The panel members described the development as a serious threat to the Constitution's system of checks and balances, and they urged Congress to pass legislation permitting court review of such statements.

"The President is indicating that he will not either enforce part or the entirety of congressional bills," said ABA President Michael Greco.

"We will be close to a constitutional crisis if this issue, the President's use of signing statements, is left unchecked."

The report seemed likely to fuel the controversy over signing statements, which Bush has used to challenge laws ranging from a congressional ban on torture and a request for data on the Patriot Act, to whistle-blower protections and the banning of U.S. troops in fighting rebels in Colombia.


Administration officials describe them as a part of routine presidential practice.

"Presidents have issued signing statements since the early days of our country," White House spokeswoman Dana Perino said Sunday.

"President Bush's signing statements are consistent with prior administrations' signing statements."

"He is exercising a legitimate power in a legitimate way."

Bush has vetoed only one bill since taking office, a bill approved by Congress last week relaxing his limits on federal funding for human embryonic stem cell research.

But he has on many occasions signed bills, then issued statements reserving the right not to enforce or execute parts of the new laws, on the grounds that they infringe on presidential authority or violate other constitutional provisions.


Perhaps the most prominent example was legislation last year banning cruel, inhumane or degrading treatment of prisoners at U.S. detention centers.

Bush signed the bill into law after a struggle with Congress, then followed it with an official statement indicating he might waive the ban under his constitutional authority as commander in chief, if necessary to prevent a terror attack.

Determining the rarity of this approach is a matter of some dispute.

The Justice Department has said Bush has issued 110 signing statements, compared with President Bill Clinton's 80.

In testimony last month before the Senate Judiciary Committee, Deputy Assistant Attorney General Michelle Boardman denied Bush was trying to "cherry pick" among parts of a duly enacted law.

"Presidential signing statements are, rather, a statement by the President explaining his interpretation of and responsibilities under the law," she said.

The ABA task force, chaired by Miami attorney Neil Sonnett, cites research that Bush in his signing statements has collectively lodged more than 800 challenges to provisions of laws passed by Congress.

Task force members said the nature of the challenges has also changed under Bush, with many objections being lodged under the "unitary executive" theory, the idea that congressional checks on the president's power are limited.

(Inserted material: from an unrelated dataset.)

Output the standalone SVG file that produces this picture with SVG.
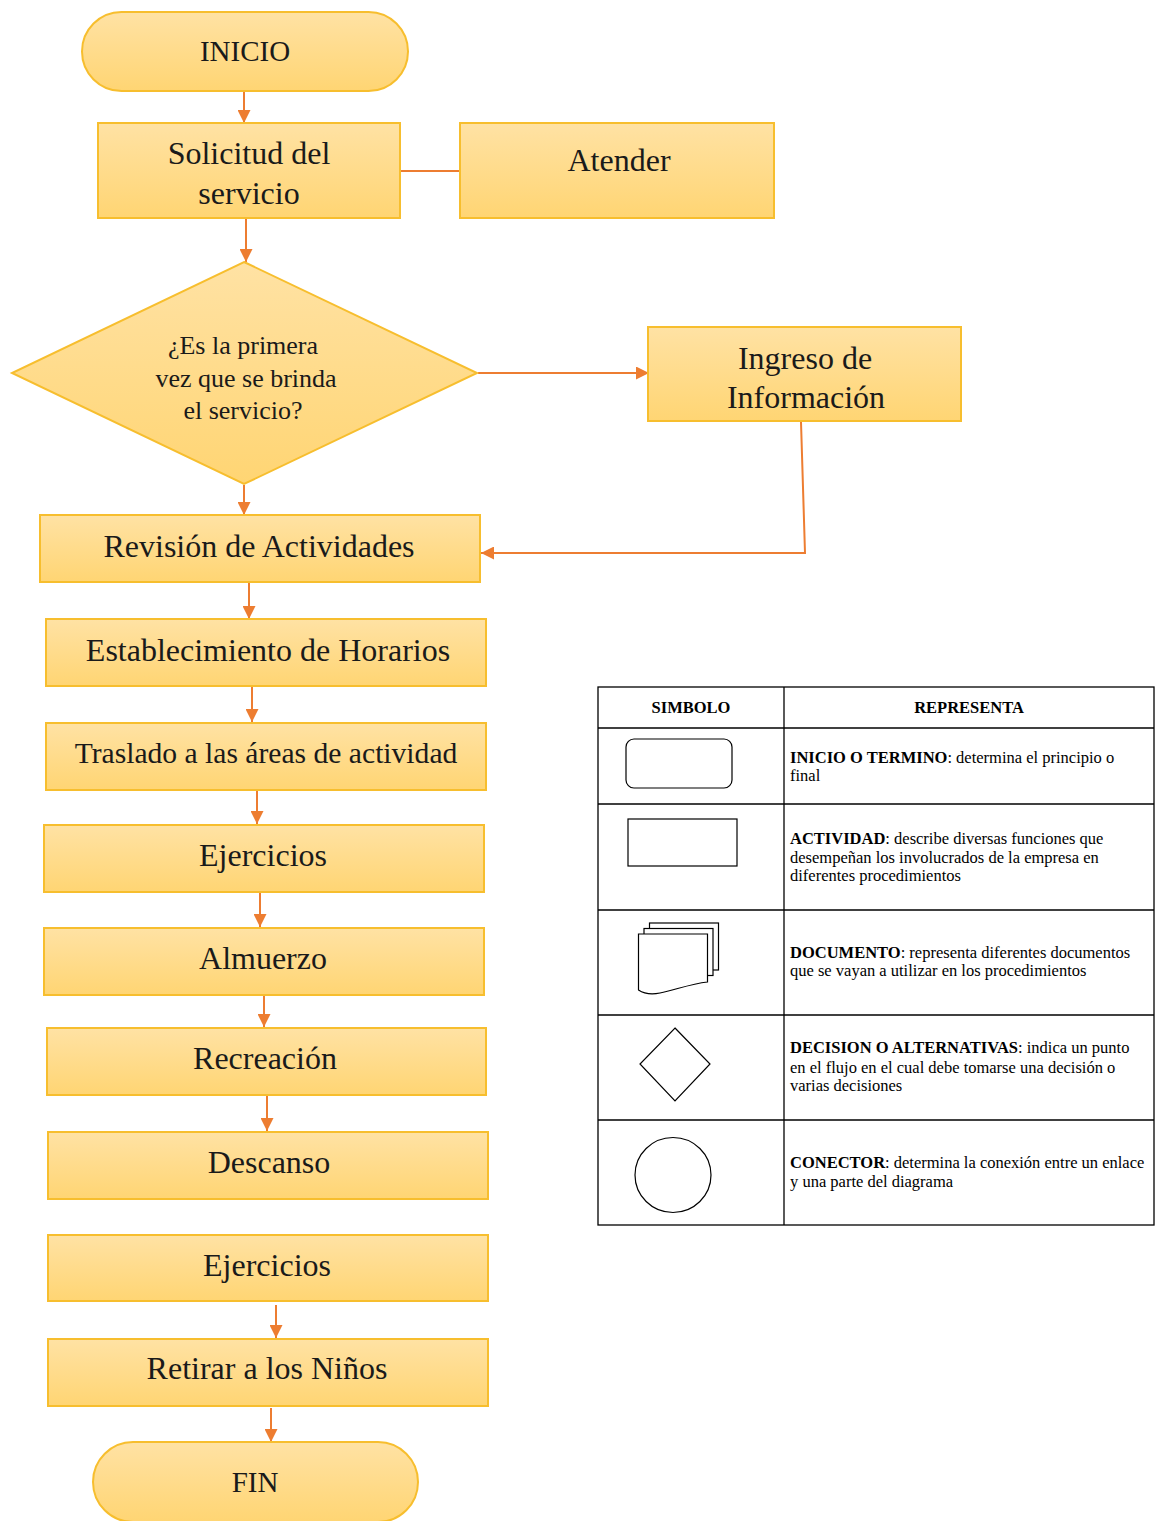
<svg xmlns="http://www.w3.org/2000/svg" width="1162" height="1521" viewBox="0 0 1162 1521">
<style>
.box{fill:url(#g);stroke:#F7BE2E;stroke-width:2}
.t{font-family:"Liberation Serif","Times New Roman",serif;font-size:32px;fill:#1a1a1a;text-anchor:middle}
.td{font-family:"Liberation Serif","Times New Roman",serif;font-size:26px;fill:#1a1a1a;text-anchor:middle}
.c{stroke:#ED7D31;stroke-width:2;fill:none}
.tb{stroke:#000;stroke-width:1.3;fill:none}
.sym{stroke:#000;stroke-width:1.2;fill:#fff}
.lt{font-family:"Liberation Serif","Times New Roman",serif;font-size:16.5px;fill:#000}
.b{font-weight:bold}
.h{font-family:"Liberation Serif","Times New Roman",serif;font-size:16.5px;font-weight:bold;fill:#000;text-anchor:middle}
</style>
<defs>
<linearGradient id="g" x1="0" y1="0" x2="0" y2="1">
<stop offset="0" stop-color="#FFE2A4"/>
<stop offset="1" stop-color="#FFD573"/>
</linearGradient>
<marker id="a" viewBox="0 0 10 10" refX="10" refY="5" markerWidth="6.5" markerHeight="6.5" markerUnits="strokeWidth" orient="auto">
<path d="M0,0 L10,5 L0,10 z" fill="#ED7D31"/>
</marker>
</defs>
<rect width="1162" height="1521" fill="#fff"/>

<g id="connectors">
<line class="c" x1="244" y1="92" x2="244" y2="123" marker-end="url(#a)"/>
<line class="c" x1="400" y1="171" x2="461" y2="171"/>
<line class="c" x1="246" y1="219" x2="246" y2="262" marker-end="url(#a)"/>
<line class="c" x1="478" y1="373" x2="649" y2="373" marker-end="url(#a)"/>
<polyline class="c" points="801,422 805,553 481,553" marker-end="url(#a)"/>
<line class="c" x1="244" y1="485" x2="244" y2="515" marker-end="url(#a)"/>
<line class="c" x1="249" y1="583" x2="249" y2="619" marker-end="url(#a)"/>
<line class="c" x1="252" y1="687" x2="252" y2="722" marker-end="url(#a)"/>
<line class="c" x1="257" y1="791" x2="257" y2="824" marker-end="url(#a)"/>
<line class="c" x1="260" y1="893" x2="260" y2="927" marker-end="url(#a)"/>
<line class="c" x1="264" y1="996" x2="264" y2="1027" marker-end="url(#a)"/>
<line class="c" x1="267" y1="1096" x2="267" y2="1131" marker-end="url(#a)"/>
<line class="c" x1="276" y1="1305" x2="276" y2="1338" marker-end="url(#a)"/>
<line class="c" x1="271" y1="1408" x2="271" y2="1442" marker-end="url(#a)"/>
</g>

<g id="inicio"><rect class="box" x="82" y="12" width="326" height="79" rx="39.5"/><text class="t" x="245" y="61" style="font-size:29px">INICIO</text></g>
<g id="solicitud"><rect class="box" x="98" y="123" width="302" height="95"/><text class="t" x="249" y="164">Solicitud del</text><text class="t" x="249" y="204">servicio</text></g>
<g id="atender"><rect class="box" x="460" y="123" width="314" height="95"/><text class="t" x="619" y="171">Atender</text></g>
<g id="decision"><polygon class="box" points="244,262 477,373 244,484 12,373"/><text class="td" x="243" y="354">¿Es la primera</text><text class="td" x="246" y="387">vez que se brinda</text><text class="td" x="243" y="419">el servicio?</text></g>
<g id="ingreso"><rect class="box" x="648" y="327" width="313" height="94"/><text class="t" x="805" y="369">Ingreso de</text><text class="t" x="806" y="408">Información</text></g>
<g id="revision"><rect class="box" x="40" y="515" width="440" height="67"/><text class="t" x="259" y="557">Revisión de Actividades</text></g>
<g id="establecimiento"><rect class="box" x="46" y="619" width="440" height="67"/><text class="t" x="268" y="661">Establecimiento de Horarios</text></g>
<g id="traslado"><rect class="box" x="46" y="723" width="440" height="67"/><text class="t" x="266" y="763" style="font-size:29.6px">Traslado a las áreas de actividad</text></g>
<g id="ejercicios1"><rect class="box" x="44" y="825" width="440" height="67"/><text class="t" x="263" y="866">Ejercicios</text></g>
<g id="almuerzo"><rect class="box" x="44" y="928" width="440" height="67"/><text class="t" x="263" y="969">Almuerzo</text></g>
<g id="recreacion"><rect class="box" x="47" y="1028" width="439" height="67"/><text class="t" x="265" y="1069">Recreación</text></g>
<g id="descanso"><rect class="box" x="48" y="1132" width="440" height="67"/><text class="t" x="269" y="1173">Descanso</text></g>
<g id="ejercicios2"><rect class="box" x="48" y="1235" width="440" height="66"/><text class="t" x="267" y="1276">Ejercicios</text></g>
<g id="retirar"><rect class="box" x="48" y="1339" width="440" height="67"/><text class="t" x="267" y="1379">Retirar a los Niños</text></g>
<g id="fin"><rect class="box" x="93" y="1442" width="325" height="80" rx="40"/><text class="t" x="255" y="1492" style="font-size:29px">FIN</text></g>

<g id="legend">
<rect class="tb" x="598" y="687" width="556" height="538"/>
<line class="tb" x1="784" y1="687" x2="784" y2="1225"/>
<line class="tb" x1="598" y1="728" x2="1154" y2="728"/>
<line class="tb" x1="598" y1="804" x2="1154" y2="804"/>
<line class="tb" x1="598" y1="910" x2="1154" y2="910"/>
<line class="tb" x1="598" y1="1015" x2="1154" y2="1015"/>
<line class="tb" x1="598" y1="1120" x2="1154" y2="1120"/>
<text class="h" x="691" y="713">SIMBOLO</text>
<text class="h" x="969" y="713">REPRESENTA</text>

<rect class="sym" x="626" y="739" width="106" height="49" rx="8"/>
<text class="lt" x="790" y="763"><tspan class="b">INICIO O TERMINO</tspan>: determina el principio o</text>
<text class="lt" x="790" y="781">final</text>

<rect class="sym" x="628" y="819" width="109" height="47"/>
<text class="lt" x="790" y="844"><tspan class="b">ACTIVIDAD</tspan>: describe diversas funciones que</text>
<text class="lt" x="790" y="863">desempeñan los involucrados de la empresa en</text>
<text class="lt" x="790" y="881">diferentes procedimientos</text>

<rect class="sym" x="649.5" y="923" width="69" height="47"/>
<rect class="sym" x="644" y="928.5" width="69" height="47"/>
<path class="sym" d="M638.5,934 H707.5 V982 C690,984 675,990 660,993 C650,995 643,993 638.5,990 Z"/>
<text class="lt" x="790" y="958"><tspan class="b">DOCUMENTO</tspan>: representa diferentes documentos</text>
<text class="lt" x="790" y="976">que se vayan a utilizar en los procedimientos</text>

<polygon class="sym" points="675,1028 710,1064 675,1101 640,1064"/>
<text class="lt" x="790" y="1053"><tspan class="b">DECISION O ALTERNATIVAS</tspan>: indica un punto</text>
<text class="lt" x="790" y="1073">en el flujo en el cual debe tomarse una decisión o</text>
<text class="lt" x="790" y="1091">varias decisiones</text>

<ellipse class="sym" cx="673" cy="1175" rx="38" ry="37.5"/>
<text class="lt" x="790" y="1168"><tspan class="b">CONECTOR</tspan>: determina la conexión entre un enlace</text>
<text class="lt" x="790" y="1187">y una parte del diagrama</text>
</g>
</svg>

If the President has constitutional problems with a bill, the task force said, he should convey those concerns to Congress before it reaches his desk.

The panel said signing statements should not be a substitute for vetoing bills the President considers unconstitutional.

"The President's constitutional duty is to enforce laws he has signed into being unless and until they are held unconstitutional by the Supreme Court or a subordinate tribunal," panel members wrote.

"The Constitution is not what the President says it is."


"The President greatly respects the roles of the branches of our government," Perino said, "and anyone to suggest otherwise is ignoring the facts of our continued efforts to work with the Hill on all matters of legislation."

The impact of the report on the administration is uncertain, given the belief by many conservatives and some members of the Bush administration that the ABA is liberally biased.

Early in its tenure, the administration ended the association's special role in evaluating judicial nominations.

The 10-member ABA panel includes at least three well-known conservatives or Republicans: former congressman Mickey Edwards, R-Okla., former FBI Director William Sessions and former Reagan Justice Department member Bruce Fein.

It also includes former appellate Judge Patricia Wald, former Stanford Law School Dean Kathleen Sullivan and Harvard law professor Charles J. Ogletree Jr.


The report will be considered by the full ABA at its meeting next month.